Островский знал, конечно, потолок Бурдина как актера. Критика всегда писала о нем так, что самой большой похвалой для него было, что он провел свою роль "отчетливо". В иных случаях говорили резче. Салтыков-Щедрин посмеивался над артистом, который любое чувство может выразить с помощью нижней губы и указательного пальца. Аполлон Григорьев сделал нарицательным словечко "бурдинизм" как обозначение банальной игры 11. Хорошо ведая о его дружбе с Островским и об услугах, какие он оказывал драматургу, Григорьев пояснял, что нельзя "больше уважать г. Бурдина, как человека, страстно и бескорыстно любящего сценическое искусство, - и нельзя быть более убежденным в абсолютном отсутствии в нем таланта лицедея...".

Беда была еще в том, что, в отличие от скромнейшего Мартынова, Бурдин был всегда уверен в себе, и на его округлой с чуть подкрученными усами физиономии умного приказчика вечно сияло сознание своей незаурядности. Рассказывали, что, будучи в Париже, он навестил могилу великого француза Тальма и возложил на нее венок с надписью: "ТАЛЬМА - ТЕОДОР БУРДИН". После этого его иначе, как Теодор, за кулисами не звали, а сатирик Курочкин сочинил об Александрийской труппе озорные куплеты с припевом:

"Есть у нас один

Теодор Бурдин" 12.

Островский терпеливо выслушивал сетования Бурдина, что критики не понимают его, и с трудом отбивался от просьб вступиться за замечательного истолкователя его творчества. Смущенный нескромной настойчивостью своего приятеля, драматург советовал ему расстаться с желанием "спать на розах". Бурдин обижался.

Но в новой роли или в пьесе для бенефиса Островский не умел ему отказать.

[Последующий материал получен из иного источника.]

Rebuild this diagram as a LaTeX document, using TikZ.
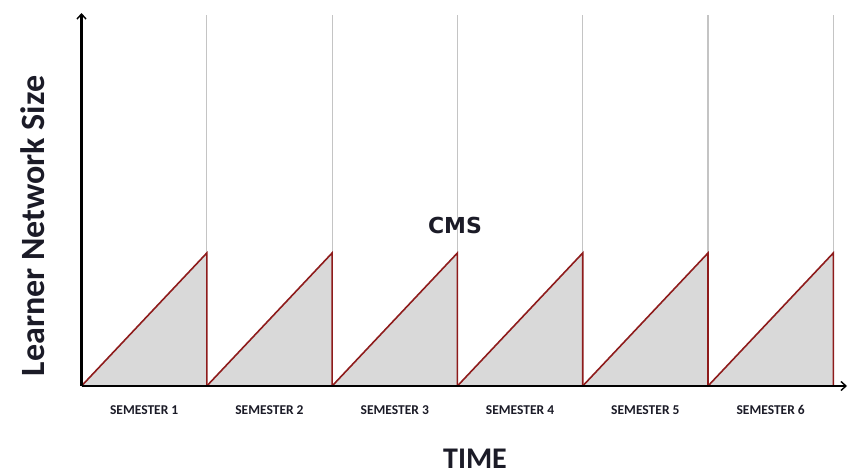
\documentclass[tikz,border=0pt]{standalone}
\usepackage{fontspec}
\setmainfont{Carlito}
\newfontfamily\cmsfont{DejaVu Sans}
\usetikzlibrary{arrows.meta}
\definecolor{sawred}{HTML}{8E1B1B}
\definecolor{sawfill}{HTML}{D9D9D9}
\definecolor{gridgray}{HTML}{C4C4C4}
\definecolor{txt}{HTML}{1B1B27}
\tikzset{
  axisline/.style={line width=2.3pt, black, -{Straight Barb[length=5pt,width=9pt,line width=1.4pt]}},
  sawline/.style={line width=1.6pt, sawred, line join=miter},
  tri/.style={fill=sawfill, draw=none},
  gridline/.style={line width=1.2pt, gridgray},
  semlabel/.style={font=\bfseries\fontsize{13.5}{15}\selectfont, text=txt, inner sep=0pt},
}
\begin{document}
\begin{tikzpicture}[x=1pt,y=-1pt]
\useasboundingbox (0,0) rectangle (848,474);
\fill[white] (0,0) rectangle (848,474);
\def\ytop{253}
\def\ybase{386}
\foreach \i/\xa/\xb in {1/81.5/206.8,2/206.8/332.1,3/332.1/457.4,4/457.4/582.7,5/582.7/708.0,6/708.0/833.3}{
  \coordinate (s\i) at (\xa,\ybase);
  \coordinate (t\i) at (\xb,\ytop);
  \coordinate (b\i) at (\xb,\ybase);
  \coordinate (g\i) at (\xb,15);
  \fill[tri] (s\i) -- (t\i) -- (b\i) -- cycle;
  \draw[gridline] (g\i) -- (t\i);
  \draw[sawline] (s\i) -- (t\i) -- (b\i);
  \node[semlabel, anchor=base] (sem\i) at ({(\xa+\xb)/2},414) {SEMESTER \i};
}
\coordinate (O) at (81.5,386);
\coordinate (Ytop) at (81.5,13);
\coordinate (Xend) at (847,386);
\draw[axisline] (O) -- (Ytop);
\draw[axisline] (O) -- (Xend);
\node[font=\cmsfont\bfseries\fontsize{22}{26}\selectfont, text=txt, inner sep=0pt, anchor=base] (cms) at (455,233) {CMS};
\node[font=\bfseries\fontsize{30}{34}\selectfont, text=txt, inner sep=0pt, anchor=base] (time) at (475,468) {TIME};
\node[font=\bfseries\fontsize{34}{38}\selectfont, text=txt, inner sep=0pt, rotate=90, anchor=base] (ylab) at (44,226) {Learner Network Size};
\end{tikzpicture}
\end{document}
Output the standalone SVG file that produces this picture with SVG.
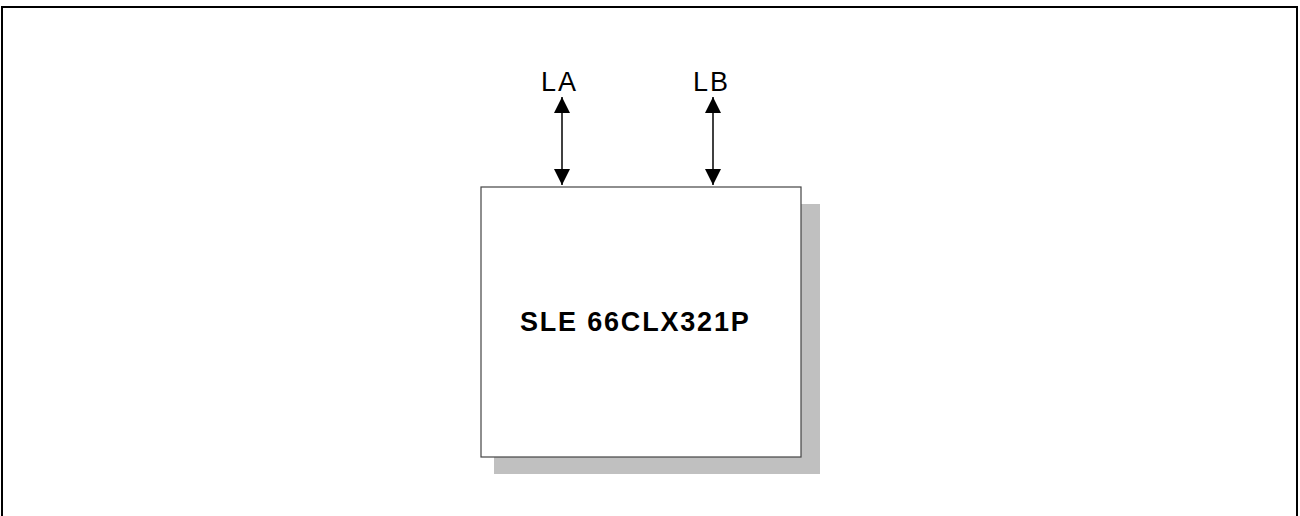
<svg xmlns="http://www.w3.org/2000/svg" width="1300" height="516" viewBox="0 0 1300 516">
<defs>
<marker id="ah" viewBox="0 0 16 16" refX="16" refY="8" markerWidth="16" markerHeight="16" markerUnits="userSpaceOnUse" orient="auto-start-reverse">
<path d="M0,0 L16,8 L0,16 Z" fill="#000"/>
</marker>
<style>
.lbl{font-family:"Liberation Sans",Arial,sans-serif;font-size:27px;letter-spacing:2px;fill:#000}
.main{font-family:"Liberation Sans",Arial,sans-serif;font-size:27px;font-weight:bold;letter-spacing:1.8px;fill:#000}
.conn{stroke:#000;stroke-width:1.5;fill:none}
</style>
</defs>
<rect x="0" y="0" width="1300" height="516" fill="#fff"/>
<rect x="2" y="7" width="1295" height="520" fill="none" stroke="#000" stroke-width="2"/>
<g id="chip">
<rect x="494" y="204" width="326" height="270" fill="#c0c0c0"/>
<rect x="481" y="187" width="320" height="270" fill="#fff" stroke="#444" stroke-width="1.2"/>
<text class="main" x="520" y="331">SLE 66CLX321P</text>
</g>
<g id="label-LA"><text class="lbl" x="541" y="91">LA</text></g>
<g id="label-LB"><text class="lbl" x="693" y="91">LB</text></g>
<g id="connectors">
<line class="conn" x1="562" y1="97" x2="562" y2="185" marker-start="url(#ah)" marker-end="url(#ah)"/>
<line class="conn" x1="713" y1="97" x2="713" y2="185" marker-start="url(#ah)" marker-end="url(#ah)"/>
</g>
</svg>
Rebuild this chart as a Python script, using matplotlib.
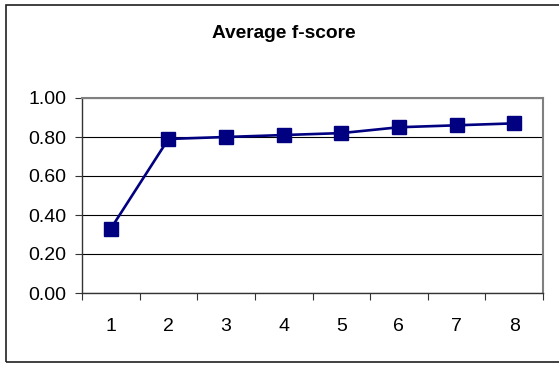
import matplotlib.pyplot as plt
from matplotlib.patches import Rectangle
from matplotlib.ticker import FixedLocator, NullFormatter

# Average f-score per run
runs = [1, 2, 3, 4, 5, 6, 7, 8]
fscore = [0.33, 0.79, 0.80, 0.81, 0.82, 0.85, 0.86, 0.87]
yticks = [0.0, 0.2, 0.4, 0.6, 0.8, 1.0]

plt.rcParams['font.family'] = ['Liberation Sans', 'DejaVu Sans']

W, H = 559, 365
fig = plt.figure(figsize=(W / 100, H / 100), dpi=100)

# outer chart frame (right edge runs off the image)
fig.patches.append(Rectangle((6 / W, 1 - 362 / H), 600 / W, (362 - 5) / H,
                             transform=fig.transFigure, fill=False,
                             edgecolor='#202020', linewidth=1.2))

left, top, right, bottom = 82, 98, 543, 293
ax = fig.add_axes([left / W, 1 - bottom / H, (right - left) / W, (bottom - top) / H])

ax.plot(runs, fscore, color='#000080', linewidth=1.9, marker='s',
        markersize=10.5, markerfacecolor='#000080', markeredgecolor='#000080',
        zorder=3, clip_on=False)

ax.set_xlim(0.5, 8.5)
ax.set_ylim(0, 1)

# y axis: labels with outward ticks, black gridlines
ax.set_yticks(yticks)
ax.set_yticklabels([f'{v:.2f}' for v in yticks])
ax.grid(axis='y', color='black', linewidth=0.8)
ax.tick_params(axis='y', direction='out', length=5, width=0.8,
               labelsize=14, pad=6, color='#333333')

# x axis: ticks between categories, labels centered on them
ax.xaxis.set_major_locator(FixedLocator([i + 0.5 for i in range(0, 9)]))
ax.xaxis.set_major_formatter(NullFormatter())
ax.xaxis.set_minor_locator(FixedLocator(runs))
ax.set_xticklabels([str(r) for r in runs], minor=True)
ax.tick_params(axis='x', which='major', direction='out', length=5, width=0.8,
               color='#333333')
ax.tick_params(axis='x', which='minor', length=0, labelsize=14, pad=18)

for side in ('top', 'right'):
    ax.spines[side].set_color('#808080')
    ax.spines[side].set_linewidth(1.5)
for side in ('left', 'bottom'):
    ax.spines[side].set_color('#333333')
    ax.spines[side].set_linewidth(1.0)

fig.text(284 / W, 1 - 33 / H, 'Average f-score', ha='center', va='center',
         fontsize=13.8, fontweight='bold')

fig.savefig('out.png', dpi=100)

Его приятель умолял, требовал, горячился, плакал и в результате брал роль с бою. "Бурдин меня измучил, - писал, возроптав на него однажды, смиренный автор, - он хочет нахрапом вырвать главную роль. Вчера ушел от нас в бешенстве, воротился с лестницы и закричал, что не берет мою пьесу в бенефис". "Я... с ним голову потерял", - жаловался он в другом письме 13. В конце концов дело кончалось обычно миром, Бурдин получал, что желал, и Островскому оставалось одно: страдать от того, что Бурдин "переигрывает", и тщетно взывать к нему в письмах: "Оставь ты свою сентиментальность, брось бабью расплываемостъ..." На укоры других артистов, что его друг опять погубил роль в его пьесе, Островский отвечал, растерянно поглаживая бороду:

- Я думал, Федя будет хорош, а он слабее, чем я ожидал... а не дать роли нельзя было... Федя так близко к сердцу мои интересы принимает! 14

Ряды теоретиков искусства часто пополняются плохими его практиками. На склоне дней самолюбивый Бурдин сочинил для начинающих артистов "Краткую азбуку драматического искусства", но Островский скептически отнесся к этому труду. Уклонившись от ответа на вопрос, может ли он, Бурдин, стать "наставником драматического искусства", Островский объяснял ему, что, на его взгляд, "драматическое искусство, как наука, не существует" 15.